27 January 2019, @ 4:53pm; I cannot let this go. I no longer give a fuck about “what is proper and acceptable” behaviour for the fucking internet.
I’m going through my old blog posts and am laughing at my incredulity. I caused the apocalypse – I caused MY own apocalypse, the end of my world as I knew it. And because I never think about how my actions may impact others, I tend to initiate a domino effect…
Well if that’s the case. Why stop now?!
I’m digging up my old posts from the grave (draft folder) and I will be releasing them. Some stuff is deleted (migrated to a private blog) and there of course are my paper journals and shit.
I mean, if I’ve burned all my bridges correctly, everyone is dead to me now. Just as I am dead to them. And if I am the Queen of the damned, married to Hades, and herald of my self, then what have I got to lose?
I don’t have any self respect.
There once was a girl named Sara. She was pretty much my only true friend growing up. She was fucked up and so was I. Pretty much nearly everything on my blog has been about love. All I knew about love was from people around me.
My love for her was that of a sister I never had. She was like another half of me. I wrote a piece of fiction last year, it was about the fall and rise of Adam. I’ll find it and post it later.
But anyway. Sara was the best writer and most creative and artistic person I ever knew. I was jealous but not jealous. I admired her ability, but I saw us as complimentary rather than in competition. She drew portraits, I did landscape. She played guitar, I sang. She wrote, I spoke. We were a fucking dynamic dramatic duo. No one could stand against us.
She wrote the script below. I kept it because I was like her super number 1 fan. She wrote that back in 2002.
I come from a broken family. Broken only because the 3 brothers that were holding us together all died in 1999. Mummo (paternal grandmother) died 3 years ago. I don’t see any of my cousins. The ones I genuinely get along well with live in Queensland. But they’re like 10 years older than me.
I don’t like the cousins my age only because there is so much drama and arguing and infighting amongst themselves. And between them and the other cousins.
I was caught between the two warring sides at mummo’s funeral. Their bullshit petty civil war was also the reason none of my family (except my mum) attended my wedding in 2006. Because they didn’t want to see each other. But really, I didn’t get to see any of them.
Left to right: Peter, me, Paul.
Back row: Matt, Sarah, David.
Front row: Kaylee, Melissa, me, Daniel, Lawrie, Hayley.
17th November 1991. Hmmph. The number 17 again. Ladytron. They only want you when you’re 17, when you’re 21, you’re no fun.

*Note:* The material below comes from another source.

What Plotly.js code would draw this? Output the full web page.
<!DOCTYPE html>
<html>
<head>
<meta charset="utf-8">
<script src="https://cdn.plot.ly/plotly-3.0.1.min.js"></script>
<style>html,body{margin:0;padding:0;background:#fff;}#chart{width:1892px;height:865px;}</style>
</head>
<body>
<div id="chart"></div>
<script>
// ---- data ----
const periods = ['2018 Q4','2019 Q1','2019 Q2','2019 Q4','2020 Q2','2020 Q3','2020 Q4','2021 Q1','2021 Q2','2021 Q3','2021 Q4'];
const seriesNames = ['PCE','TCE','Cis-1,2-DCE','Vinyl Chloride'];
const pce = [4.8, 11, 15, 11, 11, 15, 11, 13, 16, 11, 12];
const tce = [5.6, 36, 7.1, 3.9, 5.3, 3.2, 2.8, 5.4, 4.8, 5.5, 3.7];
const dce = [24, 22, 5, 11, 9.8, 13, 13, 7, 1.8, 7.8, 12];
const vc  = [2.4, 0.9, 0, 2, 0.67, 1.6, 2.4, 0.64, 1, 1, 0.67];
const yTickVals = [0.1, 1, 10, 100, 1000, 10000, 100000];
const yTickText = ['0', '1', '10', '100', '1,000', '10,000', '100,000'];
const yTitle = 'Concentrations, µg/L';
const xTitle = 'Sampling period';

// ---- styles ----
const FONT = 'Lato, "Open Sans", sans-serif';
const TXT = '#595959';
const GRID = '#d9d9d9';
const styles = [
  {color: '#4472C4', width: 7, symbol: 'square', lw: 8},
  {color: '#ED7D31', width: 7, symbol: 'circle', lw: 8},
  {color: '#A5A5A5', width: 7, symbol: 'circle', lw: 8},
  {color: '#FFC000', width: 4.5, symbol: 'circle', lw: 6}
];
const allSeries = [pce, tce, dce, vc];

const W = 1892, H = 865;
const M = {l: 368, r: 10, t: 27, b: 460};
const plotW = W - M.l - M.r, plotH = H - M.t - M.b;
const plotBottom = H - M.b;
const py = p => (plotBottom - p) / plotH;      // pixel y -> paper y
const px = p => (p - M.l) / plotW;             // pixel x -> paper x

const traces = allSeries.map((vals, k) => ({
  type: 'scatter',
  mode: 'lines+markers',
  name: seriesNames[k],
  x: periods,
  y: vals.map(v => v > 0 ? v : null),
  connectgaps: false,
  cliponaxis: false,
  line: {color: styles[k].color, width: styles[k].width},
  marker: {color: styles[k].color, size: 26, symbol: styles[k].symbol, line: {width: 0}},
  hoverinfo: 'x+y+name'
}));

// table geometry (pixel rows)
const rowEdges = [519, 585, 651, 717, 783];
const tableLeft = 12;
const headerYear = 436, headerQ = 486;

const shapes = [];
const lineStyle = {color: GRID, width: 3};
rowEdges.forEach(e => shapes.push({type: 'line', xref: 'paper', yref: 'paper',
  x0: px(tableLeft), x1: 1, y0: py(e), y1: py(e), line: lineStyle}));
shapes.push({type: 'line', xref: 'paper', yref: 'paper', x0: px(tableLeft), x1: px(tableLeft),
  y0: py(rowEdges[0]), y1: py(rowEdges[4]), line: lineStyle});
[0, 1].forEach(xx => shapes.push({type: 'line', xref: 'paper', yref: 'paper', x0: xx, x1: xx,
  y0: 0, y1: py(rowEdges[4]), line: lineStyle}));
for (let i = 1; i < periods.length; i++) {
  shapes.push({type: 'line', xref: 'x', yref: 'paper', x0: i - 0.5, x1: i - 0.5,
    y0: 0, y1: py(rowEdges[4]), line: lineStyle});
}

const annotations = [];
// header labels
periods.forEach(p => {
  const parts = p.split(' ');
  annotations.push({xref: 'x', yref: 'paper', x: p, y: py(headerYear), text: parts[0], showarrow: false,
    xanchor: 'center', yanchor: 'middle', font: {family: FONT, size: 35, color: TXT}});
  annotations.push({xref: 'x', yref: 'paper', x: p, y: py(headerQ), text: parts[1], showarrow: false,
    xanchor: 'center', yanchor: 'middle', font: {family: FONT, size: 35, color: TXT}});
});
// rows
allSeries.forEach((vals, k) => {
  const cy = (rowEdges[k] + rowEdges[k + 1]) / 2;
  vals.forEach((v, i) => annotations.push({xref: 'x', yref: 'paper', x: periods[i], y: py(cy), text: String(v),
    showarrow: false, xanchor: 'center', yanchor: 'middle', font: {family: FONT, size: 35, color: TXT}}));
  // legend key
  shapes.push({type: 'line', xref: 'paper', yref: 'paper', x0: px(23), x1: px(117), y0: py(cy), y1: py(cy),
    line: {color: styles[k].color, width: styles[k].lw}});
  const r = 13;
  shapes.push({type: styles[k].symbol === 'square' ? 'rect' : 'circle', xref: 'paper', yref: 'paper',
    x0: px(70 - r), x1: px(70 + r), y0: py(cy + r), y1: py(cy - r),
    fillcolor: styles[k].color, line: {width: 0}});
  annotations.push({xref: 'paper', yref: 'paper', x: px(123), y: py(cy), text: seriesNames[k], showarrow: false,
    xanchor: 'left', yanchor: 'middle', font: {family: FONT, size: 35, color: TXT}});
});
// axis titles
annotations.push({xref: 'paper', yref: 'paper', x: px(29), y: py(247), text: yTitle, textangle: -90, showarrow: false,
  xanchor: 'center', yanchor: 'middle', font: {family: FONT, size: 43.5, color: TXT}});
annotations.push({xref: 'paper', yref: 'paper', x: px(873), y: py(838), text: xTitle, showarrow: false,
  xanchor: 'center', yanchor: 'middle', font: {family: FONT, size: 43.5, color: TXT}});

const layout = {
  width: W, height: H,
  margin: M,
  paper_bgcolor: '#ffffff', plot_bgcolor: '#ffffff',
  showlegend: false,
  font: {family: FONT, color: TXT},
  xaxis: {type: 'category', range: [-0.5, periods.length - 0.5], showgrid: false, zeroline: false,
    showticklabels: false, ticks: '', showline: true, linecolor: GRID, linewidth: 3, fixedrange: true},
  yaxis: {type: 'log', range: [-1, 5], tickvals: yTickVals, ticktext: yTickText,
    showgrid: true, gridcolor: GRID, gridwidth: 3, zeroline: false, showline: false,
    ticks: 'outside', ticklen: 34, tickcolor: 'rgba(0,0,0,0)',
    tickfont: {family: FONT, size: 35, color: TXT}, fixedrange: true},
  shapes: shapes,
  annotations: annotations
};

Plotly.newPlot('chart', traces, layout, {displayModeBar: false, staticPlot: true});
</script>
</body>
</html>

I called myself the metatrope because I am not a trope. Am I a real fucking person. I can’t help it that so much of fiction and legend mirror so much of my life.
But it certainly fits into my personal theory about what really is a god.
Gods are deities only because they are archetypal memories. The closer to real life they are, the more fucked up shit happens. And then you realised that they’re not perfect. They’re just “larger than life”.
They grab your attention and you want to do it be or whatever the fuck.. just to be closer and nearer to them. Hoping they’ll touch your life and bring light to your otherwise grey and dreary world.
I want that far away from me, thanks. I have enough fucking drama without their bullshit. I’d rather have my close circle of close friends and trusted family… and be “magicians” amidst the mundane.
Much more preferable than the enslavement and rigid rules that you must bow and bend and bend and bend lower and lower until you break.
No thanks. Love. Freedom and love. Choose who you chain yourself to. Make sure they want you chained to them.